■ **Available data**:
=-=-=

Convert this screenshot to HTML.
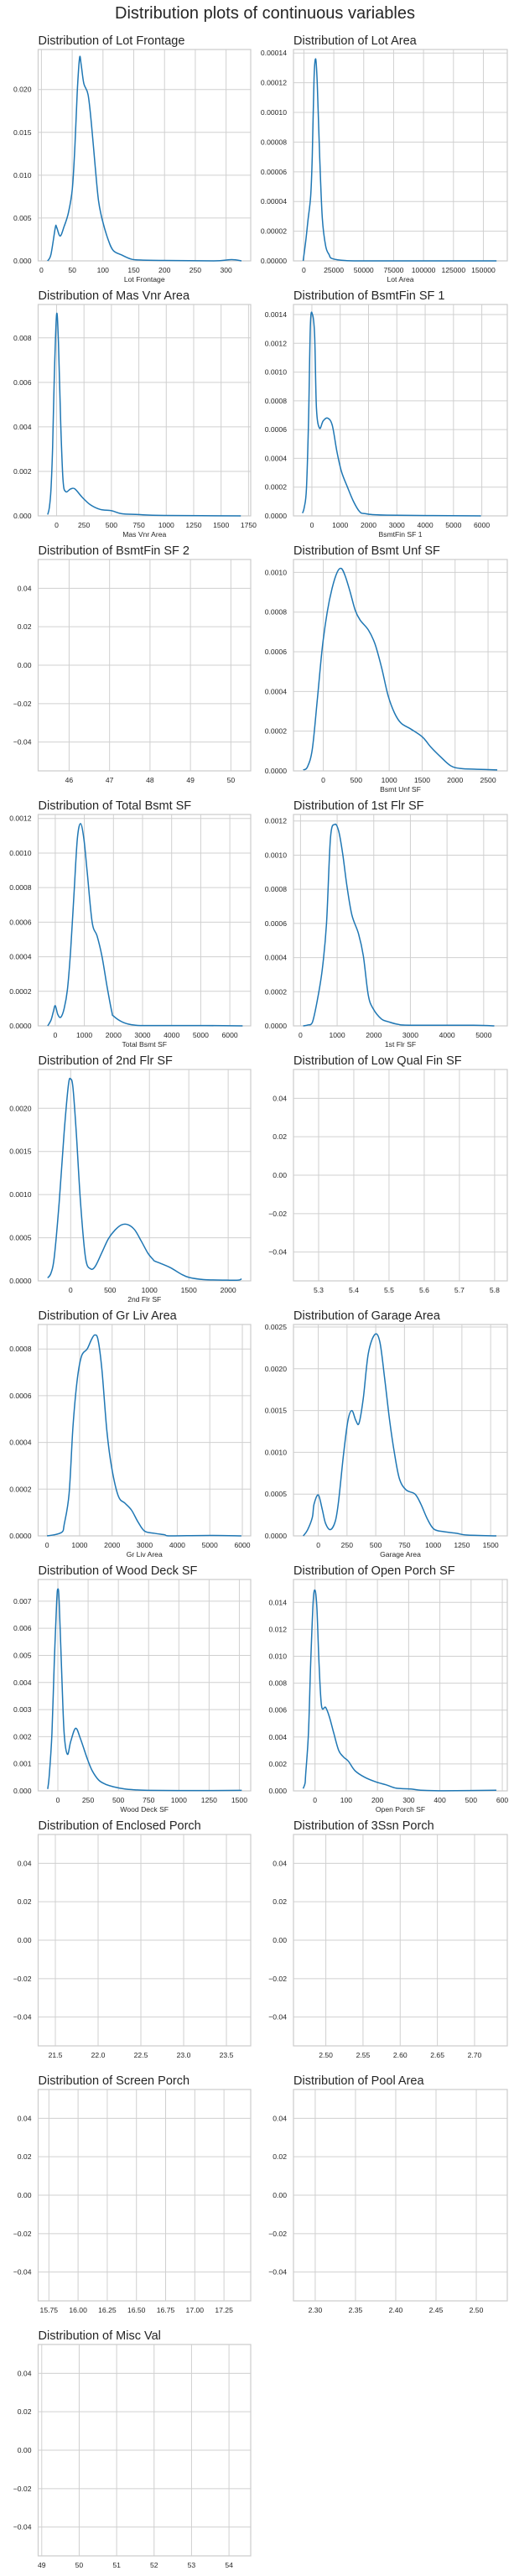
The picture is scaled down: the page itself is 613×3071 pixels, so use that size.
<!DOCTYPE html>
<html><head><meta charset="utf-8">
<style>
html,body{margin:0;padding:0;background:#fff;}
svg{display:block;font-family:"Liberation Sans",Arial,sans-serif;}
</style></head>
<body>
<svg id="fig" width="613" height="3071" viewBox="0 0 613 3071" xmlns="http://www.w3.org/2000/svg">
<rect width="613" height="3071" fill="#fff"/>
<text x="316" y="22" font-size="20" fill="#262626" text-anchor="middle">Distribution plots of continuous variables</text>
</svg>
<script>
// ---- data arrays ----
const lotFrontageX=[10,15.5,22.5,24.6,30.4,36.8,43.8,50.2,54.5,58.2,62,64.6,68.9,75.8,81.1,87.5,92.8,99.2,108.8,116.8,130,146,162,200,280,309,325];
const lotFrontageY=[0,0.00075,0.00385,0.00395,0.0029,0.0040,0.0056,0.0084,0.0135,0.0197,0.0237,0.0229,0.0207,0.0194,0.0161,0.0109,0.0070,0.0047,0.0024,0.0012,0.0007,0.0002,0.0001,0.00005,0,0.00015,0];
const lotAreaX=[-600,1600,3500,5700,7000,8500,9900,11200,13200,15400,18200,21000,23700,35000,60000,161000];
const lotAreaY=[0,0.0000137,0.0000279,0.0000439,0.0000702,0.000123,0.000136,0.000119,0.0000702,0.0000288,0.00001,0.0000043,0.0000015,0.0000002,0,0];
const masVnrX=[-81,-66,-51,-36,-21,0,17,38,59,83,128,167,233,308,398,502,592,742,981,1680];
const masVnrY=[0.00006,0.00037,0.00119,0.0031,0.0062,0.00905,0.0078,0.0041,0.0016,0.00109,0.00121,0.00121,0.00084,0.0005,0.00029,0.00023,0.0001,0.00006,0.00002,0];
const bsmtFin1X=[-331,-268,-192,-117,-52,22,98,161,268,397,556,720,881,1042,1256,1470,1684,1895,2650,5970];
const bsmtFin1Y=[0.000019,0.00006,0.00019,0.00067,0.00133,0.0014,0.00125,0.00075,0.00061,0.00066,0.00068,0.00063,0.00045,0.00031,0.0002,0.0001,0.00003,0.000015,0.000005,0];
const bsmtUnfX=[-304,-240,-166,-90,-15,60,134,210,274,335,409,484,559,684,784,885,983,1083,1182,1332,1507,1632,1782,1932,2081,2330,2640];
const bsmtUnfY=[0.000005,0.00002,0.00011,0.00036,0.00062,0.0008,0.00092,0.001,0.00102,0.00098,0.0009,0.00081,0.00076,0.00071,0.00064,0.00052,0.00038,0.00029,0.00024,0.00021,0.00017,0.00012,0.00007,0.000026,0.000012,0.000008,0.000005];
const totalBsmtX=[-259,-147,-69,0,89,190,305,418,530,643,758,870,985,1098,1268,1438,1608,1778,1945,2003,2340,2737,3190,5140,6440];
const totalBsmtY=[0,0.000033,0.00008,0.000117,0.000065,0.00005,0.0001,0.00021,0.00044,0.00076,0.00108,0.00117,0.00108,0.00089,0.0006,0.00052,0.0004,0.00023,0.00008,0.000057,0.00002,0.000004,0.000002,0.000002,0];
const firstFlrX=[72,200,323,459,594,710,818,935,1043,1150,1267,1402,1583,1715,1850,1985,2209,2387,2657,3017,4722,5290];
const firstFlrY=[0,0.000005,0.00002,0.00015,0.00033,0.0006,0.0011,0.00118,0.00114,0.00101,0.00082,0.00065,0.00054,0.00041,0.00018,0.0001,0.00004,0.000025,0.000009,0.000004,0.000004,0];
const secondFlrX=[-292,-250,-209,-146,-83,-29,0,29,71,125,188,251,313,397,480,564,647,732,814,897,981,1044,1065,1148,1273,1399,1503,1690,1983,2128,2170];
const secondFlrY=[0.000034,0.00009,0.00027,0.00091,0.00172,0.00227,0.00234,0.00224,0.00172,0.00091,0.00027,0.00014,0.00017,0.00033,0.00049,0.00059,0.00065,0.00065,0.00059,0.00046,0.00032,0.00025,0.00023,0.0002,0.00015,0.00008,0.00004,0.000015,0.000008,0.000008,0.000024];
const grLivX=[0,273,474,525,677,798,929,1060,1232,1363,1464,1566,1687,1838,1989,2191,2393,2596,2797,2999,3302,3604,3808,5017,5970];
const grLivY=[0,0.000006,0.000018,0.000047,0.00018,0.00047,0.00067,0.00077,0.0008,0.00084,0.00086,0.00084,0.00071,0.00045,0.00029,0.00017,0.00014,0.00011,0.000059,0.00002,0.000011,0.000005,0,0.000002,0];
const garageX=[-131,-94,-52,-37,0,34,63,106,149,177,220,258,292,327,355,392,435,492,536,578,621,664,707,764,842,893,950,1007,1093,1207,1294,1550];
const garageY=[0,0.00007,0.00022,0.00038,0.00049,0.00032,0.00015,0.000075,0.00018,0.00042,0.00098,0.00138,0.0015,0.00138,0.00135,0.00165,0.00218,0.00241,0.00232,0.00188,0.00138,0.00098,0.00068,0.00055,0.0005,0.00038,0.0002,0.00008,0.00005,0.00003,0.00001,0];
const woodDeckX=[-84,-71,-49,-30,-10,0,11,33,52,79,106,147,187,242,283,337,391,459,554,636,745,1152,1520];
const woodDeckY=[0.00007,0.00058,0.00212,0.0047,0.00696,0.00745,0.00696,0.00418,0.00212,0.00135,0.00182,0.00231,0.00192,0.0012,0.00075,0.0004,0.00025,0.00015,0.00007,0.00004,0.00002,0.00001,0.00002];
const openPorchX=[-38,-32,-30,-21,-14,-6,0,6,13,21,34,46,60,76,92,107,128,160,197,228,260,307,339,413,581];
const openPorchY=[0.00017,0.00055,0.0012,0.0043,0.0094,0.014,0.0149,0.0136,0.0094,0.0063,0.0062,0.0055,0.0043,0.003,0.0025,0.0022,0.0015,0.001,0.00065,0.00045,0.0002,0.00014,0.00005,0.00001,0.00005];

const titles=["Lot Frontage","Lot Area","Mas Vnr Area","BsmtFin SF 1","BsmtFin SF 2","Bsmt Unf SF","Total Bsmt SF","1st Flr SF","2nd Flr SF","Low Qual Fin SF","Gr Liv Area","Garage Area","Wood Deck SF","Open Porch SF","Enclosed Porch","3Ssn Porch","Screen Porch","Pool Area","Misc Val"];
const xTicksList=[[0,50,100,150,200,250,300],[0,25000,50000,75000,100000,125000,150000],[0,250,500,750,1000,1250,1500,1750],[0,1000,2000,3000,4000,5000,6000],[46,47,48,49,50],[0,500,1000,1500,2000,2500],[0,1000,2000,3000,4000,5000,6000],[0,1000,2000,3000,4000,5000],[0,500,1000,1500,2000],[5.3,5.4,5.5,5.6,5.7,5.8],[0,1000,2000,3000,4000,5000,6000],[0,250,500,750,1000,1250,1500],[0,250,500,750,1000,1250,1500],[0,100,200,300,400,500,600],[21.5,22,22.5,23,23.5],[2.5,2.55,2.6,2.65,2.7],[15.75,16,16.25,16.5,16.75,17,17.25],[2.3,2.35,2.4,2.45,2.5],[49,50,51,52,53,54]];
const xTickDec=[0,0,0,0,0,0,0,0,0,1,0,0,0,0,1,2,2,2,0];
const emptyYTicks=[-0.04,-0.02,0,0.02,0.04];
const yTicksList=[[0,0.005,0.01,0.015,0.02],[0,0.00002,0.00004,0.00006,0.00008,0.0001,0.00012,0.00014],[0,0.002,0.004,0.006,0.008],[0,0.0002,0.0004,0.0006,0.0008,0.001,0.0012,0.0014],emptyYTicks,[0,0.0002,0.0004,0.0006,0.0008,0.001],[0,0.0002,0.0004,0.0006,0.0008,0.001,0.0012],[0,0.0002,0.0004,0.0006,0.0008,0.001,0.0012],[0,0.0005,0.001,0.0015,0.002],emptyYTicks,[0,0.0002,0.0004,0.0006,0.0008],[0,0.0005,0.001,0.0015,0.002,0.0025],[0,0.001,0.002,0.003,0.004,0.005,0.006,0.007],[0,0.002,0.004,0.006,0.008,0.01,0.012,0.014],emptyYTicks,emptyYTicks,emptyYTicks,emptyYTicks,emptyYTicks];
const yTickDec=[3,5,3,4,2,4,4,4,4,2,4,4,3,3,2,2,2,2,2];
const xDomains=[[-5.3,340],[-8700,170000],[-168,1770],[-650,6900],[45.234,50.49],[-452,2792],[-588,6718],[-192,5645],[-413,2286],[5.2286,5.836],[-273,6257],[-216,1645],[-163,1594],[-69,616],[21.299,23.784],[2.4565,2.744],[15.658,17.479],[2.273,2.5385],[48.904,54.58]];
const yDomains=[[0,0.02467],[0,0.0001424],[0,0.0095],[0,0.00147],[-0.055,0.055],[0,0.001065],[0,0.001223],[0,0.001238],[0,0.00245],[-0.055,0.055],[0,0.000905],[0,0.00253],[0,0.0078],[0,0.0157],[-0.055,0.055],[-0.055,0.055],[-0.055,0.055],[-0.055,0.055],[-0.055,0.055]];
const seriesX=[lotFrontageX,lotAreaX,masVnrX,bsmtFin1X,null,bsmtUnfX,totalBsmtX,firstFlrX,secondFlrX,null,grLivX,garageX,woodDeckX,openPorchX,null,null,null,null,null];
const seriesY=[lotFrontageY,lotAreaY,masVnrY,bsmtFin1Y,null,bsmtUnfY,totalBsmtY,firstFlrY,secondFlrY,null,grLivY,garageY,woodDeckY,openPorchY,null,null,null,null,null];

// ---- drawing ----
const NS="http://www.w3.org/2000/svg";
const svg=document.getElementById('fig');
function mk(tag,attrs,parent){const e=document.createElementNS(NS,tag);for(const k in attrs)e.setAttribute(k,attrs[k]);parent.appendChild(e);return e;}
function slug(s){return s.toLowerCase().replace(/[^a-z0-9]+/g,'-').replace(/^-|-$/g,'');}
function smoothPath(p,maxY){
  let d='M'+p[0][0].toFixed(2)+','+p[0][1].toFixed(2);
  for(let k=0;k<p.length-1;k++){
    const p0=p[k-1]||p[k],p1=p[k],p2=p[k+1],p3=p[k+2]||p2;
    const c1x=p1[0]+(p2[0]-p0[0])/6,c1y=Math.min(maxY,p1[1]+(p2[1]-p0[1])/6);
    const c2x=p2[0]-(p3[0]-p1[0])/6,c2y=Math.min(maxY,p2[1]-(p3[1]-p1[1])/6);
    d+=' C'+c1x.toFixed(2)+','+c1y.toFixed(2)+' '+c2x.toFixed(2)+','+c2y.toFixed(2)+' '+p2[0].toFixed(2)+','+p2[1].toFixed(2);
  }
  return d;
}
const colLeft=[45.5,350],colW=[253.5,255],top0=59,pitch=304,axH=252;
titles.forEach((t,i)=>{
  const r=Math.floor(i/2),c=i%2;
  const L=colLeft[c],W=colW[c],T=top0+pitch*r,B=T+axH;
  const [x0,x1]=xDomains[i],[y0,y1]=yDomains[i];
  const sx=v=>L+(v-x0)/(x1-x0)*W;
  const sy=v=>B-(v-y0)/(y1-y0)*axH;
  const s=slug(t);
  const g=mk('g',{},svg);
  
  
  const ttl=mk('text',{x:L,y:T-6,'font-size':14.5,fill:'#262626'},g);
  
  
  ttl.textContent='Distribution of '+t;
  yTicksList[i].forEach(v=>{
    const y=sy(v);
    const gl=mk('line',{x1:L,x2:L+W,y1:y,y2:y,stroke:'#d0d0d0','stroke-width':1},g);
    
    
    const tx=mk('text',{x:L-8,y:y+3,'font-size':8.6,fill:'#262626','text-anchor':'end'},g);
    
    
    tx.textContent=v.toFixed(yTickDec[i]).replace('-','\u2212');
  });
  xTicksList[i].forEach(v=>{
    const x=sx(v);
    const gl=mk('line',{x1:x,x2:x,y1:T,y2:B,stroke:'#d0d0d0','stroke-width':1},g);
    
    
    const tx=mk('text',{x:x,y:B+14,'font-size':8.6,fill:'#262626','text-anchor':'middle'},g);
    
    
    tx.textContent=v.toFixed(xTickDec[i]);
  });
  const fr=mk('rect',{x:L,y:T,width:W,height:axH,fill:'none',stroke:'#cccccc','stroke-width':1.2},g);
  
  
  if(seriesX[i]){
    const pts=seriesX[i].map((xv,k)=>[sx(xv),sy(seriesY[i][k])]);
    const pl=mk('path',{d:smoothPath(pts,B),fill:'none',stroke:'#1f77b4','stroke-width':1.5,'stroke-linejoin':'round'},g);
    
    
    const xl=mk('text',{x:L+W/2,y:B+25,'font-size':8.6,fill:'#262626','text-anchor':'middle'},g);
    
    
    xl.textContent=t;
  }
});
</script>
</body></html>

=-=-=

Each line in the material either holds the string "size" or does not. State how many do, and nothing else.

■ **Output for this exercise**: 6